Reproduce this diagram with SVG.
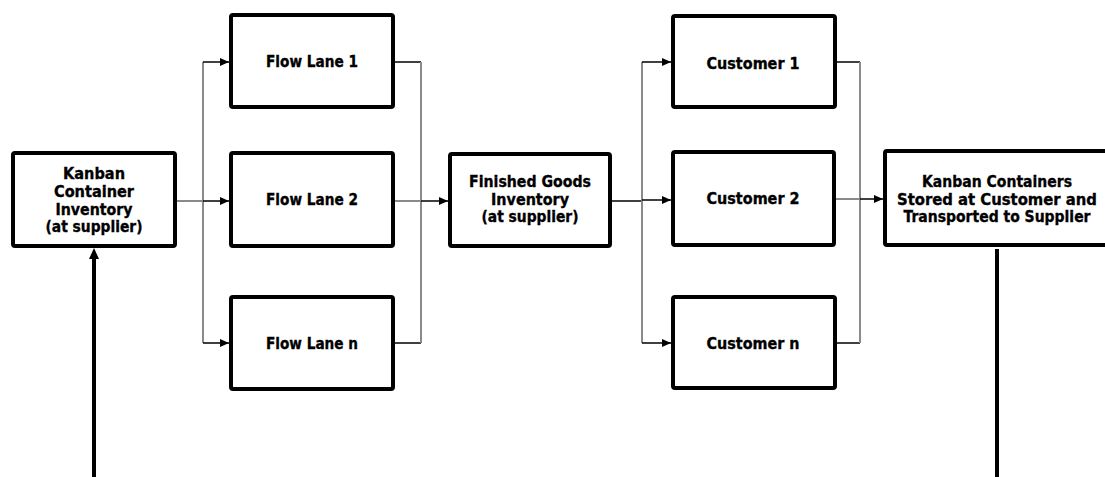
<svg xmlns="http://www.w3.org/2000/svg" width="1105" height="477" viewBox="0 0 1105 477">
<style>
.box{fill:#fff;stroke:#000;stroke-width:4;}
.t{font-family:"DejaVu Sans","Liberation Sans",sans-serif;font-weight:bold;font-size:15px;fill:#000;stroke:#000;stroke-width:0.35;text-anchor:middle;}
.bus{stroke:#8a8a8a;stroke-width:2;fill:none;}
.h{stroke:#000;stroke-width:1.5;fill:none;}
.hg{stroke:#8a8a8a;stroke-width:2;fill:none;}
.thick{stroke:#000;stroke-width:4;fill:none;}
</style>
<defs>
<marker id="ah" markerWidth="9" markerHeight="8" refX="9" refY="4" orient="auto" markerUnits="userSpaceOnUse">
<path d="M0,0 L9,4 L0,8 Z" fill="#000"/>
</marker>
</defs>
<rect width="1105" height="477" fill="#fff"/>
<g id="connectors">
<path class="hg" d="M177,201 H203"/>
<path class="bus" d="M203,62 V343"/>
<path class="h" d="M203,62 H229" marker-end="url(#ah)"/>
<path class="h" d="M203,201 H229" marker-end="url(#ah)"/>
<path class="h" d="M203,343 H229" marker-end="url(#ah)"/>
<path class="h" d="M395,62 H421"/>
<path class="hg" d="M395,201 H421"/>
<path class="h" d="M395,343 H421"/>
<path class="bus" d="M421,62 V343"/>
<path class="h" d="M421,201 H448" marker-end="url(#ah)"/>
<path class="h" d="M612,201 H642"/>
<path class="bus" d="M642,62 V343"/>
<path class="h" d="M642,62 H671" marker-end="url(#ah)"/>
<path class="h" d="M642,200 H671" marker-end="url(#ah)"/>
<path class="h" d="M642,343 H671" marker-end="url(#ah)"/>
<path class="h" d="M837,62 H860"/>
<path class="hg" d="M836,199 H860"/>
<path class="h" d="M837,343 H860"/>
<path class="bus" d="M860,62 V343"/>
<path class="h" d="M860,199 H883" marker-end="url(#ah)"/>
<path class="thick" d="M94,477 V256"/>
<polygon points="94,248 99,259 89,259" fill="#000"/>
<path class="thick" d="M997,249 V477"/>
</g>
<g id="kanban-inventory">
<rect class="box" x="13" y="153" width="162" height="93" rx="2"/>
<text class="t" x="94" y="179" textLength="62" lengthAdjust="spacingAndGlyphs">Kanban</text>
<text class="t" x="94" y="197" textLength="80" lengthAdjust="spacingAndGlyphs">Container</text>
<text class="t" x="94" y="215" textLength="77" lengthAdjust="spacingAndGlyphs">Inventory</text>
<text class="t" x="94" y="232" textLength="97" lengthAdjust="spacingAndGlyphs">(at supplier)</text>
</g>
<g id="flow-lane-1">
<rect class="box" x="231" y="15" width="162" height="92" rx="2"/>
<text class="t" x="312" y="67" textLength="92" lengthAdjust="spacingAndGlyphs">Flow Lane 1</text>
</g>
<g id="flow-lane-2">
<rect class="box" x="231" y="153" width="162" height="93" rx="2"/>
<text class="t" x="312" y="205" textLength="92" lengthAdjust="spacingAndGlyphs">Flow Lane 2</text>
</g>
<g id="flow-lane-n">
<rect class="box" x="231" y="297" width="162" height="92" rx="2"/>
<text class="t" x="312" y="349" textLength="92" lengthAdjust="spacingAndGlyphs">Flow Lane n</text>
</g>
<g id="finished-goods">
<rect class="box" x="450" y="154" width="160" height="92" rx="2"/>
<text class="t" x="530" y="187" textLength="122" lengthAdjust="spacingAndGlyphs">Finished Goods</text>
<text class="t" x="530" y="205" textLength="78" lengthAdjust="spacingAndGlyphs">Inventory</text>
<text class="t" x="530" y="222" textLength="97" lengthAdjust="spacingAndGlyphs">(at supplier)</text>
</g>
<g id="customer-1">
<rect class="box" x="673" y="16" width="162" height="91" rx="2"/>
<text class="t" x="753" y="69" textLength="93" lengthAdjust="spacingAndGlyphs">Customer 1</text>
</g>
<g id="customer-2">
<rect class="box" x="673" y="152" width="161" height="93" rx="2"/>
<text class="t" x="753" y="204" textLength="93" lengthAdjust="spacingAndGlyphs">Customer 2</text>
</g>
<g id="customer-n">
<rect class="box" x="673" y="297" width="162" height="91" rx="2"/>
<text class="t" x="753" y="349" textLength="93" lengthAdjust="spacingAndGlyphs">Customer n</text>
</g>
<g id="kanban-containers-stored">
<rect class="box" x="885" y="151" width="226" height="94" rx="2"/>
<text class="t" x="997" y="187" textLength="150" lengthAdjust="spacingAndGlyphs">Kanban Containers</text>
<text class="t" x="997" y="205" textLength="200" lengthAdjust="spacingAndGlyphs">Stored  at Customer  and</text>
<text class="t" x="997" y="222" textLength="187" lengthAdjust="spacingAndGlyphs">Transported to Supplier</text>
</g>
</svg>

Short problem:
Set the data above down again exactly as given, with no pictures.

Complete response:
Reproduce this diagram with SVG.
<svg xmlns="http://www.w3.org/2000/svg" width="1105" height="477" viewBox="0 0 1105 477">
<style>
.box{fill:#fff;stroke:#000;stroke-width:4;}
.t{font-family:"DejaVu Sans","Liberation Sans",sans-serif;font-weight:bold;font-size:15px;fill:#000;stroke:#000;stroke-width:0.35;text-anchor:middle;}
.bus{stroke:#8a8a8a;stroke-width:2;fill:none;}
.h{stroke:#000;stroke-width:1.5;fill:none;}
.hg{stroke:#8a8a8a;stroke-width:2;fill:none;}
.thick{stroke:#000;stroke-width:4;fill:none;}
</style>
<defs>
<marker id="ah" markerWidth="9" markerHeight="8" refX="9" refY="4" orient="auto" markerUnits="userSpaceOnUse">
<path d="M0,0 L9,4 L0,8 Z" fill="#000"/>
</marker>
</defs>
<rect width="1105" height="477" fill="#fff"/>
<g id="connectors">
<path class="hg" d="M177,201 H203"/>
<path class="bus" d="M203,62 V343"/>
<path class="h" d="M203,62 H229" marker-end="url(#ah)"/>
<path class="h" d="M203,201 H229" marker-end="url(#ah)"/>
<path class="h" d="M203,343 H229" marker-end="url(#ah)"/>
<path class="h" d="M395,62 H421"/>
<path class="hg" d="M395,201 H421"/>
<path class="h" d="M395,343 H421"/>
<path class="bus" d="M421,62 V343"/>
<path class="h" d="M421,201 H448" marker-end="url(#ah)"/>
<path class="h" d="M612,201 H642"/>
<path class="bus" d="M642,62 V343"/>
<path class="h" d="M642,62 H671" marker-end="url(#ah)"/>
<path class="h" d="M642,200 H671" marker-end="url(#ah)"/>
<path class="h" d="M642,343 H671" marker-end="url(#ah)"/>
<path class="h" d="M837,62 H860"/>
<path class="hg" d="M836,199 H860"/>
<path class="h" d="M837,343 H860"/>
<path class="bus" d="M860,62 V343"/>
<path class="h" d="M860,199 H883" marker-end="url(#ah)"/>
<path class="thick" d="M94,477 V256"/>
<polygon points="94,248 99,259 89,259" fill="#000"/>
<path class="thick" d="M997,249 V477"/>
</g>
<g id="kanban-inventory">
<rect class="box" x="13" y="153" width="162" height="93" rx="2"/>
<text class="t" x="94" y="179" textLength="62" lengthAdjust="spacingAndGlyphs">Kanban</text>
<text class="t" x="94" y="197" textLength="80" lengthAdjust="spacingAndGlyphs">Container</text>
<text class="t" x="94" y="215" textLength="77" lengthAdjust="spacingAndGlyphs">Inventory</text>
<text class="t" x="94" y="232" textLength="97" lengthAdjust="spacingAndGlyphs">(at supplier)</text>
</g>
<g id="flow-lane-1">
<rect class="box" x="231" y="15" width="162" height="92" rx="2"/>
<text class="t" x="312" y="67" textLength="92" lengthAdjust="spacingAndGlyphs">Flow Lane 1</text>
</g>
<g id="flow-lane-2">
<rect class="box" x="231" y="153" width="162" height="93" rx="2"/>
<text class="t" x="312" y="205" textLength="92" lengthAdjust="spacingAndGlyphs">Flow Lane 2</text>
</g>
<g id="flow-lane-n">
<rect class="box" x="231" y="297" width="162" height="92" rx="2"/>
<text class="t" x="312" y="349" textLength="92" lengthAdjust="spacingAndGlyphs">Flow Lane n</text>
</g>
<g id="finished-goods">
<rect class="box" x="450" y="154" width="160" height="92" rx="2"/>
<text class="t" x="530" y="187" textLength="122" lengthAdjust="spacingAndGlyphs">Finished Goods</text>
<text class="t" x="530" y="205" textLength="78" lengthAdjust="spacingAndGlyphs">Inventory</text>
<text class="t" x="530" y="222" textLength="97" lengthAdjust="spacingAndGlyphs">(at supplier)</text>
</g>
<g id="customer-1">
<rect class="box" x="673" y="16" width="162" height="91" rx="2"/>
<text class="t" x="753" y="69" textLength="93" lengthAdjust="spacingAndGlyphs">Customer 1</text>
</g>
<g id="customer-2">
<rect class="box" x="673" y="152" width="161" height="93" rx="2"/>
<text class="t" x="753" y="204" textLength="93" lengthAdjust="spacingAndGlyphs">Customer 2</text>
</g>
<g id="customer-n">
<rect class="box" x="673" y="297" width="162" height="91" rx="2"/>
<text class="t" x="753" y="349" textLength="93" lengthAdjust="spacingAndGlyphs">Customer n</text>
</g>
<g id="kanban-containers-stored">
<rect class="box" x="885" y="151" width="226" height="94" rx="2"/>
<text class="t" x="997" y="187" textLength="150" lengthAdjust="spacingAndGlyphs">Kanban Containers</text>
<text class="t" x="997" y="205" textLength="200" lengthAdjust="spacingAndGlyphs">Stored  at Customer  and</text>
<text class="t" x="997" y="222" textLength="187" lengthAdjust="spacingAndGlyphs">Transported to Supplier</text>
</g>
</svg>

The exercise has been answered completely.